Question

Let H be a hermitean(self-adjoint) operator on the 1-Qubit state space, show that e^(-iH) is unitary

if a matrix is Unitary then
U x U* = Identity
If a H matrix is hermitean then
H = H*

Answer 1

okay so im tempted to just say
\[(e^{iH})^*=e^{-iH}\]

dont know if that is right, but lets suppose that it is, then can i really just do
\[e^{iH} ~x~e^{-iH} = e^{i(H-H)} = 1

Answer 2

\[e^{iH} ~*~e^{-iH} = e^{i(H-H)} = 1

Answer 3

where 1 is the identity mat

Answer 4

I think you can say \[(e^{iH})^\dagger = e^{(iH)^\dagger} = e^{-i H}\] but I don't know if they expect you to go more in depth in this

Answer 5

kay cool lemme finish eating before the next qn bby

Answer 6

actually even this might not be explicit enough, but it's better than what I wrote earlier.
\[(e^{iH})^\dagger =\left( \sum_{n=0}^\infty \frac{(iH)^n}{n!}\right)^\dagger= \sum_{n=0}^\infty \frac{(-iH)^n}{n!}=e^{-iH}\]

Answer 7

ya

Answer 8

the explicit way i can think of needs an assuming that there is a P^T D P = H decomposition available

Answer 9

assumption*

Answer 10

Nah, we're almost there let me just write it out and explain each step better

Answer 11

ok cool

Answer 12

also 1 more thing i guess it didnt matter for this question, but since H is a herm opp for a 1 qubbit space, does that mean H is a 2by 2 matrix

Answer 13

gotta show this to be true
(A^n + B^n)*= A^n+B^n if A and B are hermetian

Answer 14

for this i can show it if A and B, are able to be written in P^T D P form but hmm

Answer 15

(symmetric)^n = still symmetric?

Answer 16

Rewrite the e^x in taylor series:
\[(e^{iH})^\dagger =\left( \sum_{n=0}^\infty \frac{(iH)^n}{n!}\right)^\dagger\]
Transposing and complex conjugate both distribute over addition, so we can apply it to each term in the sum:
\[\left( \sum_{n=0}^\infty \frac{(iH)^n}{n!}\right)^\dagger=\sum_{n=0}^\infty \left( \frac{(iH)^n}{n!}\right)^\dagger\]

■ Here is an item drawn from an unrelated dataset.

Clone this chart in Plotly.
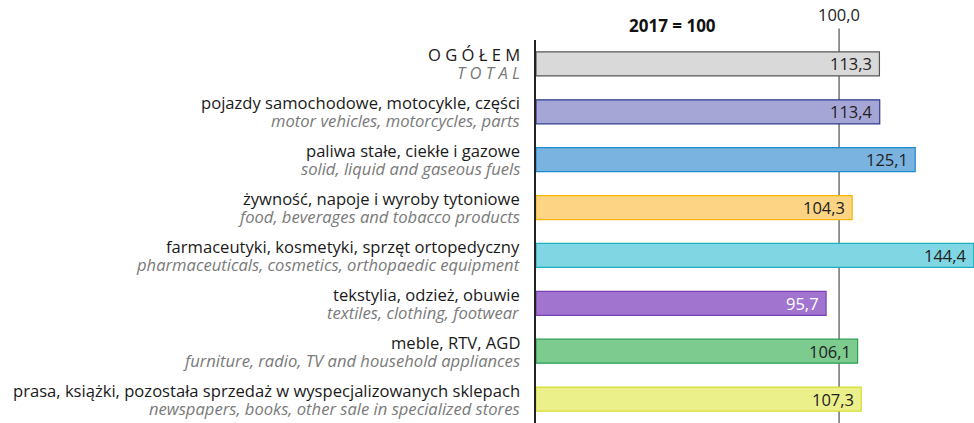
import plotly.graph_objects as go

# Retail sales indices by store category, 2017 = 100
labels_pl = [
    " ".join("OGÓŁEM"),
    "pojazdy samochodowe, motocykle, części",
    "paliwa stałe, ciekłe i gazowe",
    "żywność, napoje i wyroby tytoniowe",
    "farmaceutyki, kosmetyki, sprzęt ortopedyczny",
    "tekstylia, odzież, obuwie",
    "meble, RTV, AGD",
    "prasa, książki, pozostała sprzedaż w wyspecjalizowanych sklepach",
]
labels_en = [
    " ".join("TOTAL"),
    "motor vehicles, motorcycles, parts",
    "solid, liquid and gaseous fuels",
    "food, beverages and tobacco products",
    "pharmaceuticals, cosmetics, orthopaedic equipment",
    "textiles, clothing, footwear",
    "furniture, radio, TV and household appliances",
    "newspapers, books, other sale in specialized stores",
]
values = [113.3, 113.4, 125.1, 104.3, 144.4, 95.7, 106.1, 107.3]

fill_colors = ["#d9d9d9", "#a6a6d6", "#7ab3df", "#fdd484",
               "#80d6e2", "#a175cf", "#7ecb8f", "#ecf08a"]
line_colors = ["#555555", "#2e3a8c", "#1a8ccf", "#f5b800",
               "#1eaec0", "#7b3fb5", "#2aa055", "#d6de30"]
value_text_colors = ["#222222"] * 5 + ["#ffffff"] + ["#222222"] * 2

base_value = 100.0
base_label = "2017 = 100"

FONT = "Open Sans, sans-serif"
LABEL_SIZE = 16.6

fmt = lambda v: f"{v:.1f}".replace(".", ",")

ypos = list(range(len(values)))

fig = go.Figure()
fig.add_trace(go.Bar(
    x=values,
    y=ypos,
    orientation="h",
    width=0.5,
    marker=dict(color=fill_colors, line=dict(color=line_colors, width=1.2)),
    hoverinfo="skip",
    showlegend=False,
))

annotations = []
for i, v in enumerate(values):
    # value label inside the bar end
    annotations.append(dict(
        x=v, y=i, xref="x", yref="y", text=fmt(v), showarrow=False,
        xanchor="right", xshift=-5,
        font=dict(family=FONT, size=16.5, color=value_text_colors[i]),
    ))
    # Polish category name
    annotations.append(dict(
        x=0, y=i, xref="paper", yref="y", text=labels_pl[i], showarrow=False,
        xanchor="right", xshift=-14, yshift=9,
        font=dict(family=FONT, size=LABEL_SIZE, color="#1a1a1a"),
    ))
    # English category name
    annotations.append(dict(
        x=0, y=i, xref="paper", yref="y", text=f"<i>{labels_en[i]}</i>",
        showarrow=False, xanchor="right", xshift=-14, yshift=-9,
        font=dict(family=FONT, size=LABEL_SIZE, color="#7a7a7a"),
    ))

annotations.append(dict(
    x=base_value, y=1, xref="x", yref="paper", yanchor="bottom", yshift=12,
    text=fmt(base_value), showarrow=False,
    font=dict(family=FONT, size=16.5, color="#222222"),
))
annotations.append(dict(
    x=45, y=1, xref="x", yref="paper", yanchor="bottom", yshift=1,
    text=f"<b>{base_label}</b>", showarrow=False,
    font=dict(family=FONT, size=17, color="#111111"),
))

fig.add_shape(type="line", x0=base_value, x1=base_value, y0=0, y1=1.03,
              xref="x", yref="paper", line=dict(color="#8a8a8a", width=1.8),
              layer="below")

fig.update_layout(
    width=974, height=423,
    margin=dict(l=536, r=0, t=40, b=0),
    paper_bgcolor="white", plot_bgcolor="white",
    xaxis=dict(range=[0, 144.5], showgrid=False, zeroline=False,
               showticklabels=False, ticks="", showline=False),
    yaxis=dict(range=[7.5, -0.5], showgrid=False, zeroline=False,
               showticklabels=False, ticks="", showline=True,
               linecolor="#222222", linewidth=1.5),
    annotations=annotations,
    bargap=0.5,
)

fig.write_html("out.html")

Do some algebra, I just rewrote H=IH and then multiplied the constants times the identity matrix on the left to separate them out.

\[\sum_{n=0}^\infty \left( \frac{(iH)^n}{n!}\right)^\dagger = \sum_{n=0}^\infty \left[ \left( \frac{i^n}{n!}I \right) \left( H^n\right) \right]^\dagger\]

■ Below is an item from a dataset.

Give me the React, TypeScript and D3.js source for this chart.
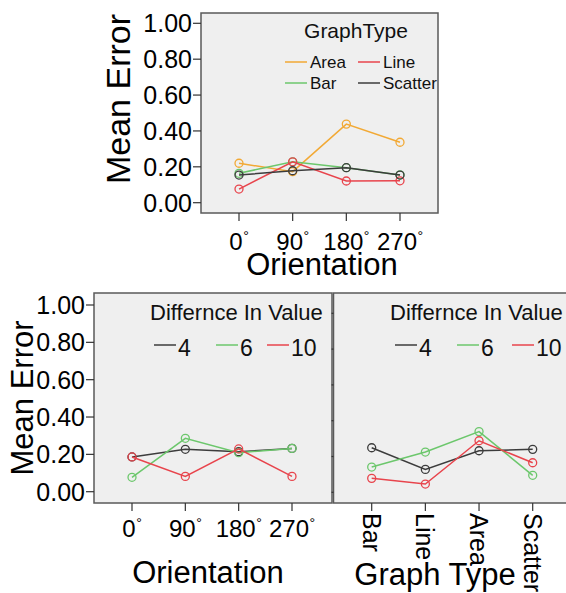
import React from 'react';
import * as d3 from 'd3';

// categories
const orientations = ['0', '90', '180', '270'];
const graphTypes = ['Bar', 'Line', 'Area', 'Scatter'];
const diffLevels = ['4', '6', '10'];
const yTicks = [0, 0.2, 0.4, 0.6, 0.8, 1.0];

// top chart: mean error by orientation, per graph type
const areaByOrient = [0.22, 0.173, 0.438, 0.337];
const barByOrient = [0.164, 0.228, 0.195, 0.155];
const lineByOrient = [0.076, 0.228, 0.121, 0.122];
const scatterByOrient = [0.154, 0.178, 0.195, 0.154];

// bottom left: by orientation, per difference in value
const diff4ByOrient = [0.186, 0.227, 0.214, 0.232];
const diff6ByOrient = [0.077, 0.286, 0.209, 0.232];
const diff10ByOrient = [0.186, 0.082, 0.229, 0.082];

// bottom right: by graph type, per difference in value
const diff4ByType = [0.249, 0.128, 0.232, 0.24];
const diff6ByType = [0.141, 0.225, 0.339, 0.095];
const diff10ByType = [0.078, 0.046, 0.288, 0.165];

const ORANGE = '#f2a935';
const RED = '#e8444c';
const GREEN = '#6cc76c';
const DARK = '#3c3c3c';
const FONT = 'Liberation Sans, Arial, sans-serif';

type Series = { name: string; values: number[]; color: string };

function Marks({ series, x, y, cats }: any) {
  const line = d3
    .line<number>()
    .x((_, i) => x(cats[i]))
    .y((d) => y(d));
  return (
    <g>
      {series.map((s: Series) => (
        <g key={s.name}>
          <path d={line(s.values) || ''} fill="none" stroke={s.color} strokeWidth={1.5} />
          {s.values.map((v, i) => (
            <circle key={i} cx={x(cats[i])} cy={y(v)} r={4} fill="none" stroke={s.color} strokeWidth={1.3} />
          ))}
        </g>
      ))}
    </g>
  );
}

function YAxis({ y, x0 }: any) {
  return (
    <g>
      {yTicks.map((t) => (
        <g key={t}>
          <line x1={x0 - 8} x2={x0} y1={y(t)} y2={y(t)} stroke="#333" strokeWidth={1.2} />
          <text x={x0 - 9} y={y(t)} dy="0.36em" textAnchor="end" fontSize={25}>
            {t.toFixed(2)}
          </text>
        </g>
      ))}
    </g>
  );
}

// degree label: digits, then a small raised ring as its own text
function DegLabel({ x, y, v }: any) {
  const digitW = 0.556 * 24;
  const ringW = 6;
  const start = x - (v.length * digitW + ringW) / 2;
  const split = start + v.length * digitW;
  return (
    <g>
      <text x={split} y={y} textAnchor="end" fontSize={24}>{v}</text>
      <text x={split + 0.5} y={y - 9} fontSize={14}>°</text>
    </g>
  );
}

function App() {
  // top chart
  const topBox = { l: 201, r: 438, t: 13, b: 213 };
  const xTop = d3.scalePoint<string>().domain(orientations).range([239, 400]);
  const yTop = d3.scaleLinear().domain([0, 1]).range([202.7, 23.3]);
  const topSeries: Series[] = [
    { name: 'Area', values: areaByOrient, color: ORANGE },
    { name: 'Bar', values: barByOrient, color: GREEN },
    { name: 'Line', values: lineByOrient, color: RED },
    { name: 'Scatter', values: scatterByOrient, color: DARK },
  ];

  // bottom left
  const blBox = { l: 94, r: 332, t: 293, b: 503 };
  const xBL = d3.scalePoint<string>().domain(orientations).range([132, 292]);
  const yBL = d3.scaleLinear().domain([0, 1]).range([491.7, 305]);
  const blSeries: Series[] = [
    { name: '4', values: diff4ByOrient, color: DARK },
    { name: '6', values: diff6ByOrient, color: GREEN },
    { name: '10', values: diff10ByOrient, color: RED },
  ];

  // bottom right
  const brBox = { l: 333.5, r: 574, t: 293, b: 503 };
  const xBR = d3.scalePoint<string>().domain(graphTypes).range([371.7, 532.7]);
  const yBR = d3.scaleLinear().domain([0, 1]).range([492.3, 313.3]);
  const brSeries: Series[] = [
    { name: '4', values: diff4ByType, color: DARK },
    { name: '6', values: diff6ByType, color: GREEN },
    { name: '10', values: diff10ByType, color: RED },
  ];

  const topLegend = [
    { name: 'Area', color: ORANGE, x: 285, y: 62 },
    { name: 'Line', color: RED, x: 358, y: 62 },
    { name: 'Bar', color: GREEN, x: 285, y: 83 },
    { name: 'Scatter', color: DARK, x: 358, y: 83 },
  ];
  const legendLinesL = [154, 216, 267];
  const legendLinesR = [395, 457, 512];

  const box = (b: any) => (
    <rect x={b.l} y={b.t} width={b.r - b.l} height={b.b - b.t} fill="#efefef" stroke="#5a5a5a" strokeWidth={1.5} />
  );

  return (
    <div style={{ position: 'absolute', left: 0, top: 0 }}>
      <svg width={566} height={593} fontFamily={FONT} style={{ display: 'block', background: '#fff' }}>
        {/* top chart */}
        {box(topBox)}
        <YAxis y={yTop} x0={topBox.l} />
        {orientations.map((c) => (
          <g key={c}>
            <line x1={xTop(c)} x2={xTop(c)} y1={topBox.b} y2={topBox.b + 8} stroke="#333" strokeWidth={1.2} />
            <DegLabel x={xTop(c)} y={250} v={c} />
          </g>
        ))}
        <Marks series={topSeries} x={xTop} y={yTop} cats={orientations} />
        <text x={356} y={38} textAnchor="middle" fontSize={21} fill="#111">GraphType</text>
        {topLegend.map((d) => (
          <g key={d.name}>
            <line x1={d.x} x2={d.x + 22} y1={d.y} y2={d.y} stroke={d.color} strokeWidth={1.5} />
            <text x={d.x + 25} y={d.y} dy="0.36em" fontSize={17} fill="#111">{d.name}</text>
          </g>
        ))}
        <text transform="translate(130,99) rotate(-90)" textAnchor="middle" fontSize={34}>Mean Error</text>
        <text x={322} y={275} textAnchor="middle" fontSize={31}>Orientation</text>

        {/* bottom left */}
        {box(blBox)}
        <YAxis y={yBL} x0={blBox.l} />
        {orientations.map((c) => (
          <g key={c}>
            <line x1={xBL(c)} x2={xBL(c)} y1={blBox.b} y2={blBox.b + 8} stroke="#333" strokeWidth={1.2} />
            <DegLabel x={xBL(c)} y={537} v={c} />
          </g>
        ))}
        <Marks series={blSeries} x={xBL} y={yBL} cats={orientations} />
        <text x={150} y={320} fontSize={22} fill="#111">Differnce In Value</text>
        {diffLevels.map((d, i) => (
          <g key={d}>
            <line x1={legendLinesL[i]} x2={legendLinesL[i] + 22} y1={345} y2={345} stroke={blSeries[i].color} strokeWidth={1.5} />
            <text x={legendLinesL[i] + 24} y={356} fontSize={23} fill="#111">{d}</text>
          </g>
        ))}
        <text transform="translate(33,398) rotate(-90)" textAnchor="middle" fontSize={31}>Mean Error</text>
        <text x={208} y={583} textAnchor="middle" fontSize={31}>Orientation</text>

        {/* bottom right */}
        {box(brBox)}
        {yTicks.map((t) => (
          <line key={t} x1={brBox.l - 2} x2={brBox.l} y1={yBR(t)} y2={yBR(t)} stroke="#333" strokeWidth={1.2} />
        ))}
        {graphTypes.map((c) => (
          <g key={c}>
            <line x1={xBR(c)} x2={xBR(c)} y1={brBox.b} y2={brBox.b + 8} stroke="#333" strokeWidth={1.2} />
            <text transform={`translate(${xBR(c)},${brBox.b + 10}) rotate(90)`} dy="0.36em" fontSize={25}>{c}</text>
          </g>
        ))}
        <Marks series={brSeries} x={xBR} y={yBR} cats={graphTypes} />
        <text x={390} y={320} fontSize={22} fill="#111">Differnce In Value</text>
        {diffLevels.map((d, i) => (
          <g key={d}>
            <line x1={legendLinesR[i]} x2={legendLinesR[i] + 22} y1={345} y2={345} stroke={brSeries[i].color} strokeWidth={1.5} />
            <text x={legendLinesR[i] + 24} y={356} fontSize={23} fill="#111">{d}</text>
          </g>
        ))}
        <text x={435} y={585} textAnchor="middle" fontSize={31}>Graph Type</text>
      </svg>
    </div>
  );
}

export default App;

Now when we transpose we have to write all the matrices in reverse order but since we have powers of the same matrix, each of them transposes simply:

\[\sum_{n=0}^\infty \left[ \left( \frac{i^n}{n!}I \right) \left( H^n\right) \right]^\dagger = \sum_{n=0}^\infty\left( H^n\right)^\dagger \left( \frac{i^n}{n!}I \right) ^\dagger \]

Now conjugate transpose them, but each of the \(H^\dagger = H\) and the only interesting thing about the conjugate transpose of a scalar multiplied by the identity is just \(i^*=-i\).

\[\sum_{n=0}^\infty\left( H^n\right)^\dagger \left( \frac{i^n}{n!}I \right) ^\dagger = \sum_{n=0}^\infty H^n \frac{(-i)^n}{n!}I \]

Scalars commute trivially with all matrices, and the identity matrix absorbs in so we just end up with:
\[ \sum_{n=0}^\infty \frac{(-iH)^n}{n!}=e^{-iH}\]

Done, no need to diagonalize anything, it's simple as that.

Answer 17

oh babyy i just realizedd that

Answer 18

(AB)^T = B^T * A^T

Answer 19

xD

Answer 20

Don't worry about whether or not \((H^n)^\dagger = H^n\) Instead let's look at this:

\[(ABC)^\dagger= C^\dagger B^\dagger A^\dagger\]
now if we independently know \[C^\dagger = C\] and \[B^\dagger = B\] and \[A^\dagger = A\] then we can replace them all:

\[(ABC)^\dagger = C^\dagger B^\dagger A^\dagger = CBA\]

now if C=B=A=H now you have it

\[(H^3)^\dagger = H^3\]

Answer 21

yepp

Answer 22

ok cool lol I actually didn't know this until I typed all this out myself so it was a good exercise for me thanks lol

Answer 23

lol now i kinda realize why the T became dagger haha

Answer 24

they just added like 1 little line to T